Next, we calculate the mean crossover (\({\upmu }_{\mathrm{cs}}\)) which is the average of the crossovers for all lines drawn parallel to the length of the image using Eq. (3). The number of such lines is equal to the height of the image under consideration.

$$\mu_{cs} = \frac{1}{H}\mathop \sum \limits_{i = 1}^{H} cs_{i}$$

(3)

Now we define the dense region with the help of the upper (say,\(dub\)) and the lower (say, \(dlb\)) boundary of the dense region. \(dup\) and \(dlb\) divide the image into three parts, namely the upper region, the dense region, and the lower region. Word image that contains no elongated part in the upper or lower portion of the word image is entirely confined within the dense region. The dense region is confined within two parallel straight lines lying along the length of the image, one differentiating the elongated data pixels protruding upwards from the dense region while the other differentiates the elongated data pixels of the word protruding downwards from the dense region. To estimate the \(dub\) and \(dlb\), we traverse the word image from the top of the image towards the bottom and list down all the row numbers for which the number of crossovers is greater than the average crossover (i.e., \({\mu }_{cs}\)) and then we use the formula defined in Eqs. (4) and (5), respectively, to estimate them. We show examples of two estimated boundaries in Fig. 2.

$${\text{dub}} = \min \left\{ {i{\vert}cs_{i} > \mu _{{cs}} } \right\}$$

(4)

$${\text{dlb}} = {\text{max}}\left\{ {i~{\vert}cs_{i} > \mu _{{cs}} } \right\}$$

(5)

Fig. 2

Two examples of word images where estimated upper (purple colored line) and lower (green colored line) boundaries of dense regions are marked

3.2.2 Profile Generation

In this section, we describe different issues that occur during the estimation of profiles (both lower and upper) of a handwritten word image. While estimating a profile, we observe four different cases.
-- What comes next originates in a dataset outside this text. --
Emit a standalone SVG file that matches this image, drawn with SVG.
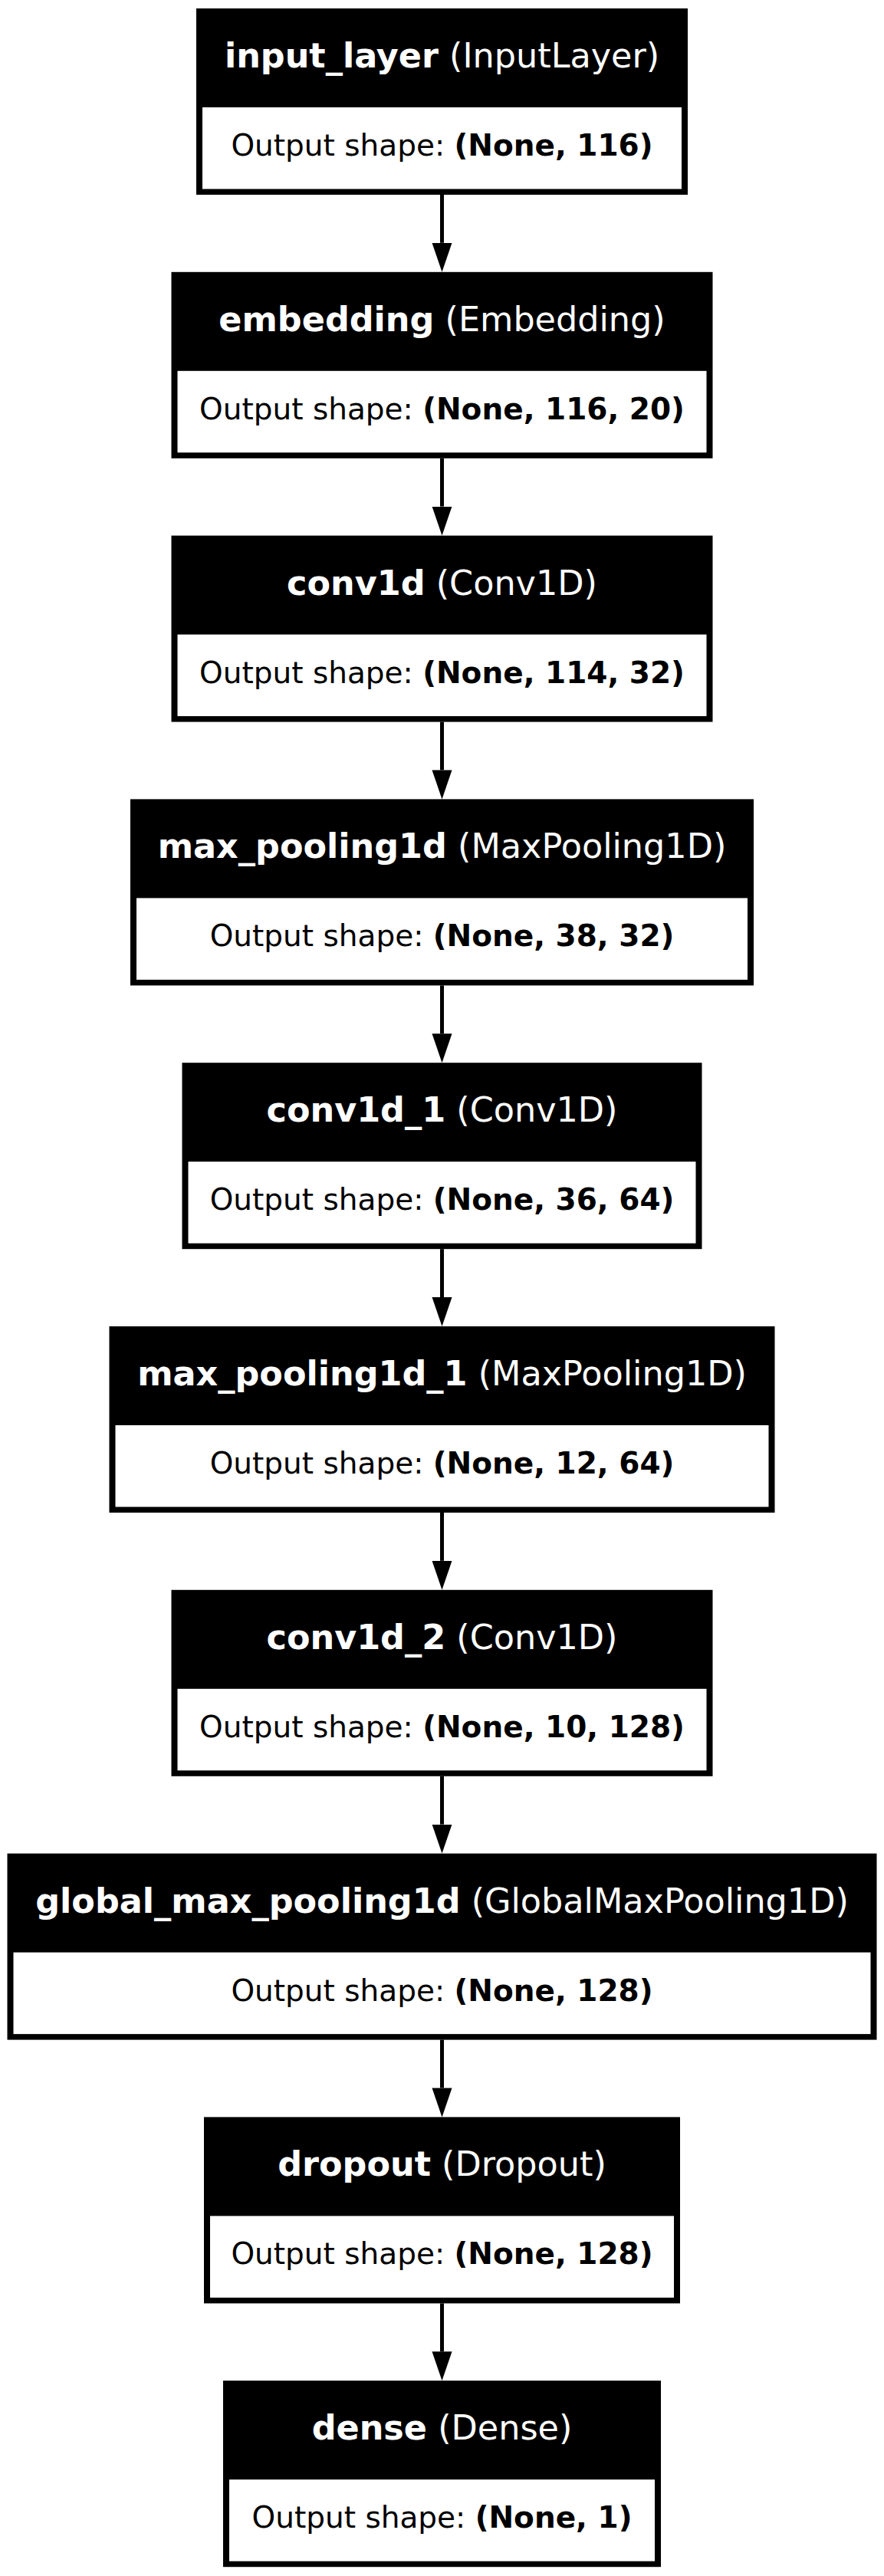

• Observation 1: The entire word is singly connected (see Fig. 3(a)).

• Observation 2: A word image contains two or more connected components (see Fig. 3(b)) and if we look from the top of the word image then we can see the bottom line of the word images through the gap between the two horizontally placed consecutive connected components.

• Observation 3: A word image contains two or more connected components (see Fig. 3(c)) and if we look from the top of the word image then we cannot see the bottom line of the word image through the gap between two horizontally placed consecutive connected components due to overlapping parts of the connected components in the upper zone.

• Observation 4: A word image contains two or more connected components (see Fig. 3(d)) and if we look from the top of the word image then we cannot see the bottom line of the word image through the gap between two horizontally placed consecutive connected components due to overlapping parts of the connected components in the lower zone.

Fig. 3

Examples of word images to describe four different observations while estimating the upper profile of a word image

For the first and the third observations, we do not face any error while estimating the upper profile. But, the second and fourth cases give us erroneous results, as while estimating the upper profile we are not interested in how the lower half of the image varies. To deal with this situation, we start scanning from the top of the image to the bottom, and the first point where we encounter a data pixel is considered the coordinate of the profile provided it is above the lower boundary of the dense region of the image. But if we find that the first data pixel that we encounter is in the lower part of the dense region then we take the row value of the last data pixel which is above the lower boundary of the dense region. After we have traversed the entire image in this way from left to right, we get the upper profile of the image.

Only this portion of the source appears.